In the hopes of advancing his own studies, Moore, with the aid of the GI Bill, enrolled at Princeton University upon discharge. He arrived there in 1954 where he immediately formed important relationships with fellow students who would remain lifelong friends and collaborators, including William Turnbull, Jr., Donlyn Lyndon, Richard Peters, and Hugh Hardy. Moore's work at Princeton was influenced by its Dean Jean Labatut, professors Enrico Peressutti, George Rowley, and especially Louis Kahn, for whom he served as a Post Doctoral Teaching Assistant. Moore completed a Master's Degree and Ph.D. in only three years. His dissertation was "Water and Architecture".
Graduating in 1957, Moore returned to the San Francisco Bay Region, where he commenced a remarkable 35-year odyssey of design, teaching, writing, collecting, and travel.
Moore would teach and lead departments at the University of California at Berkeley, Yale University, UCLA, and the University of Texas at Austin, he would establish seven architecture firms, and write a dozen books, all while indefatigably traveling the world, frenziedly amassing an exuberant collection of folk art and toys. While at Berkeley, Moore commenced a collaboration with William Turnbull, Jr., Donlyn Lyndon, and Richard Whitaker. Their firm, MLTW, soon began producing work of international distinction, including Moore's own house at Orinda; small houses and cabins along the California coast, and, most notably, the Sea Ranch Condominium in Sonoma County. (This structure would later be recognized with the prestigious AIA 25 Year Award.)

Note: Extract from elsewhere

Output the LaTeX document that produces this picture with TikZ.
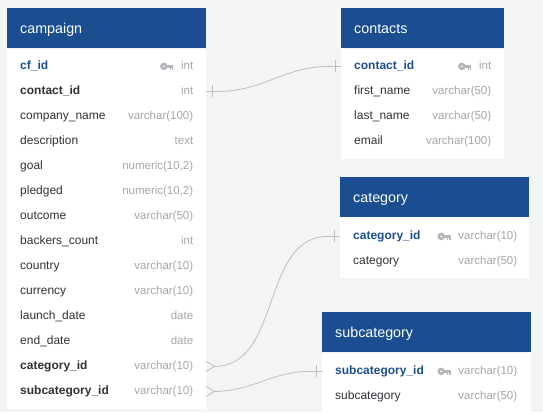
\documentclass[tikz,border=0pt]{standalone}
\usepackage{fontspec}
\setmainfont{Liberation Sans}
\usepackage{tikz}
\definecolor{bgray}{HTML}{F3F4F4}
\definecolor{headblue}{HTML}{1B4E91}
\definecolor{pkblue}{HTML}{1D4F91}
\definecolor{rowtext}{HTML}{2F3338}
\definecolor{typegray}{HTML}{A4A7AB}
\definecolor{keygray}{HTML}{B3B6BA}
\definecolor{linkgray}{HTML}{BEBEBE}
\usetikzlibrary{positioning}
\tikzset{
  tbl_head/.style = {anchor=north west, fill=headblue, text=white, inner ysep=0pt,
    inner xsep=13pt, minimum height=40pt, align=left, text height=11pt, text depth=0pt,
    font=\fontsize{14.3}{17}\selectfont},% table title
  tbl_body/.style = {fill=white, inner sep=0pt},% table body
  col_name/.style = {anchor=west, inner sep=0pt, text height=9pt, text depth=3pt,
    text=rowtext, font=\fontsize{12}{14}\selectfont},% plain column
  col_fk/.style = {col_name, font=\fontsize{12}{14}\selectfont\bfseries},% foreign key
  col_pk/.style = {col_name, text=pkblue, font=\fontsize{12}{14}\selectfont\bfseries},% primary key
  col_type/.style = {anchor=east, inner sep=0pt, text height=9pt, text depth=3pt,
    text=typegray, font=\fontsize{11.5}{14}\selectfont},% column type
  link/.style = {draw=linkgray, line width=0.8pt},
  keyicon/.pic = {
    \fill[keygray, even odd rule] (0,0) circle (3.8) (0,0) circle (1.2);
    \fill[keygray] (2,-1.4) rectangle (9.5,1.4);
    \fill[keygray] (5.8,1.4) rectangle (7.1,3.4);
    \fill[keygray] (8.2,1.4) rectangle (9.5,3.4);
  },
}
\begin{document}
\begin{tikzpicture}[x=1pt,y=-1pt]
\fill[bgray] (0,0) rectangle (543,412);
\useasboundingbox (0,0) rectangle (543,412);
% campaign
\node[tbl_head, text width=173pt] (cmp_hd) at (7,8) {campaign};
\node[tbl_body, minimum width=199pt, minimum height=360pt, below=0pt of cmp_hd] (cmp_bd) {};
\node[col_pk] (cmp_cf) at ([xshift=13pt,yshift=-18pt]cmp_bd.north west) {cf\_id};
\node[col_fk] (cmp_contact) at ([yshift=-25pt]cmp_cf.west) {contact\_id};
\node[col_name] (cmp_company) at ([yshift=-25pt]cmp_contact.west) {company\_name};
\node[col_name] (cmp_desc) at ([yshift=-25pt]cmp_company.west) {description};
\node[col_name] (cmp_goal) at ([yshift=-25pt]cmp_desc.west) {goal};
\node[col_name] (cmp_pledged) at ([yshift=-25pt]cmp_goal.west) {pledged};
\node[col_name] (cmp_outcome) at ([yshift=-25pt]cmp_pledged.west) {outcome};
\node[col_name] (cmp_backers) at ([yshift=-25pt]cmp_outcome.west) {backers\_count};
\node[col_name] (cmp_country) at ([yshift=-25pt]cmp_backers.west) {country};
\node[col_name] (cmp_currency) at ([yshift=-25pt]cmp_country.west) {currency};
\node[col_name] (cmp_launch) at ([yshift=-25pt]cmp_currency.west) {launch\_date};
\node[col_name] (cmp_end) at ([yshift=-25pt]cmp_launch.west) {end\_date};
\node[col_fk] (cmp_cat) at ([yshift=-25pt]cmp_end.west) {category\_id};
\node[col_fk] (cmp_sub) at ([yshift=-25pt]cmp_cat.west) {subcategory\_id};
\node[col_type, xshift=-13pt] (cmp_cf_t) at (cmp_bd.east |- cmp_cf) {int};
\node[col_type, xshift=-13pt] (cmp_contact_t) at (cmp_bd.east |- cmp_contact) {int};
\node[col_type, xshift=-13pt] (cmp_company_t) at (cmp_bd.east |- cmp_company) {varchar(100)};
\node[col_type, xshift=-13pt] (cmp_desc_t) at (cmp_bd.east |- cmp_desc) {text};
\node[col_type, xshift=-13pt] (cmp_goal_t) at (cmp_bd.east |- cmp_goal) {numeric(10,2)};
\node[col_type, xshift=-13pt] (cmp_pledged_t) at (cmp_bd.east |- cmp_pledged) {numeric(10,2)};
\node[col_type, xshift=-13pt] (cmp_outcome_t) at (cmp_bd.east |- cmp_outcome) {varchar(50)};
\node[col_type, xshift=-13pt] (cmp_backers_t) at (cmp_bd.east |- cmp_backers) {int};
\node[col_type, xshift=-13pt] (cmp_country_t) at (cmp_bd.east |- cmp_country) {varchar(10)};
\node[col_type, xshift=-13pt] (cmp_currency_t) at (cmp_bd.east |- cmp_currency) {varchar(10)};
\node[col_type, xshift=-13pt] (cmp_launch_t) at (cmp_bd.east |- cmp_launch) {date};
\node[col_type, xshift=-13pt] (cmp_end_t) at (cmp_bd.east |- cmp_end) {date};
\node[col_type, xshift=-13pt] (cmp_cat_t) at (cmp_bd.east |- cmp_cat) {varchar(10)};
\node[col_type, xshift=-13pt] (cmp_sub_t) at (cmp_bd.east |- cmp_sub) {varchar(10)};
\pic at ([xshift=-17pt]cmp_cf_t.west) {keyicon};
% contacts
\node[tbl_head, text width=137pt] (con_hd) at (341,8) {contacts};
\node[tbl_body, minimum width=163pt, minimum height=110pt, below=0pt of con_hd] (con_bd) {};
\node[col_pk] (con_id) at ([xshift=13pt,yshift=-18pt]con_bd.north west) {contact\_id};
\node[col_name] (con_first) at ([yshift=-25pt]con_id.west) {first\_name};
\node[col_name] (con_last) at ([yshift=-25pt]con_first.west) {last\_name};
\node[col_name] (con_email) at ([yshift=-25pt]con_last.west) {email};
\node[col_type, xshift=-13pt] (con_id_t) at (con_bd.east |- con_id) {int};
\node[col_type, xshift=-13pt] (con_first_t) at (con_bd.east |- con_first) {varchar(50)};
\node[col_type, xshift=-13pt] (con_last_t) at (con_bd.east |- con_last) {varchar(50)};
\node[col_type, xshift=-13pt] (con_email_t) at (con_bd.east |- con_email) {varchar(100)};
\pic at ([xshift=-17pt]con_id_t.west) {keyicon};
% category
\node[tbl_head, text width=163pt] (cat_hd) at (340,177) {category};
\node[tbl_body, minimum width=189pt, minimum height=60pt, below=0pt of cat_hd] (cat_bd) {};
\node[col_pk] (cat_id) at ([xshift=13pt,yshift=-19pt]cat_bd.north west) {category\_id};
\node[col_name] (cat_name) at ([yshift=-25pt]cat_id.west) {category};
\node[col_type, xshift=-12pt] (cat_id_t) at (cat_bd.east |- cat_id) {varchar(10)};
\node[col_type, xshift=-12pt] (cat_name_t) at (cat_bd.east |- cat_name) {varchar(50)};
\pic at ([xshift=-17pt]cat_id_t.west) {keyicon};
% subcategory
\node[tbl_head, text width=183pt] (sub_hd) at (322,312) {subcategory};
\node[tbl_body, minimum width=209pt, minimum height=60pt, below=0pt of sub_hd] (sub_bd) {};
\node[col_pk] (sub_id) at ([xshift=13pt,yshift=-19pt]sub_bd.north west) {subcategory\_id};
\node[col_name] (sub_name) at ([yshift=-25pt]sub_id.west) {subcategory};
\node[col_type, xshift=-14pt] (sub_id_t) at (sub_bd.east |- sub_id) {varchar(10)};
\node[col_type, xshift=-14pt] (sub_name_t) at (sub_bd.east |- sub_name) {varchar(50)};
\pic at ([xshift=-17pt]sub_id_t.west) {keyicon};
% links
\coordinate (cmp_l1) at (cmp_bd.east |- cmp_contact);
\coordinate (cmp_l2) at (cmp_bd.east |- cmp_cat);
\coordinate (cmp_l3) at (cmp_bd.east |- cmp_sub);
\coordinate (con_l1) at (con_bd.west |- con_id);
\coordinate (cat_l1) at (cat_bd.west |- cat_id);
\coordinate (sub_l1) at (sub_bd.west |- sub_id);
\draw[link] (cmp_l1) -- ++(12,0) to[out=0,in=180] ([xshift=-12pt]con_l1) -- (con_l1);
\draw[link] ([xshift=6pt]cmp_l1) ++(0,-6) -- ++(0,12);
\draw[link] ([xshift=-6pt]con_l1) ++(0,-6) -- ++(0,12);
\draw[link] ([yshift=5pt]cmp_l2) -- ++(8,5) -- ++(-8,5);
\draw[link] ([xshift=8pt]cmp_l2) to[out=0,in=180] ([xshift=-12pt]cat_l1) -- (cat_l1);
\draw[link] ([xshift=-6pt]cat_l1) ++(0,-6) -- ++(0,12);
\draw[link] ([yshift=5pt]cmp_l3) -- ++(8,5) -- ++(-8,5);
\draw[link] ([xshift=8pt]cmp_l3) to[out=0,in=180] ([xshift=-12pt]sub_l1) -- (sub_l1);
\draw[link] ([xshift=-6pt]sub_l1) ++(0,-6) -- ++(0,12);
\end{tikzpicture}
\end{document}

When Moore accepted the chairmanship of the Yale School of Architecture (later to become Dean when the department was reorganized), he continued his collaborations with the Berkeley group, establishing a satellite office in New Haven known as MLTW:Moore/Turnbull. Eventually, however, Turnbull established his own practice, whereupon Moore established a new firm in New Haven, Moore Grover Harper, with William Grover and Robert Harper. This firm eventually grew into Centerbrook Architects and Planners, ultimately settling in Centerbrook (Essex), Connecticut, where today it continues its work.
In 1975 Moore returned to California, this time to lead the department of architecture at UCLA. In Los Angeles Moore began working with Urban Innovations Group, a teaching practice associated with the school, focused primarily on planning and urban design projects. It was with this firm that Moore completed the Piazza d'Italia in New Orleans. At the same time, Moore also established yet another independent architecture practice with John Ruble, Buzz Yudell & Tina Beebe. International in scope, Moore Ruble Yudell, continues to operate in Santa Monica and Shanghai today.
At the invitation of the University of Texas at Austin, Moore once again relocated in 1984 to teach in its School of Architecture. In Austin, Moore's collaboration with Arthur Andersson led to Moore/Andersson Architects, today known as Andersson Wise.
In the midst of the teaching, travel, and practice, Moore was also a writer of great distinction.
His first book The Place of Houses (with Donlyn Lyndon and Gerald Allen), is regarded as one of the most influential works of the 20th century, and is still in print today.
Among his many books and monographs (which can be browsed in our bookstore.), are Body, Memory, and Architecture (with Kent Bloomer); The Poetics of Gardens (with William Mitchell and William Turnbull, Jr.), Dimensions (with Gerald Allen); Los Angeles: The City Observed (with Regula Campbell and Peter Becker), and Chambers for a Memory Palace (with Donlyn Lyndon.)
Among his many distinctions and honors, Moore is the only American architect to be awarded the National AIA Gold Medal (the nation's highest accolade in the profession); the Topaz Medallion (which recognizes achievement in teaching and scholarship); an AIA 25-Year-Award for Sea Ranch Condominium, as well as two National AIA Firm of the Year Awards.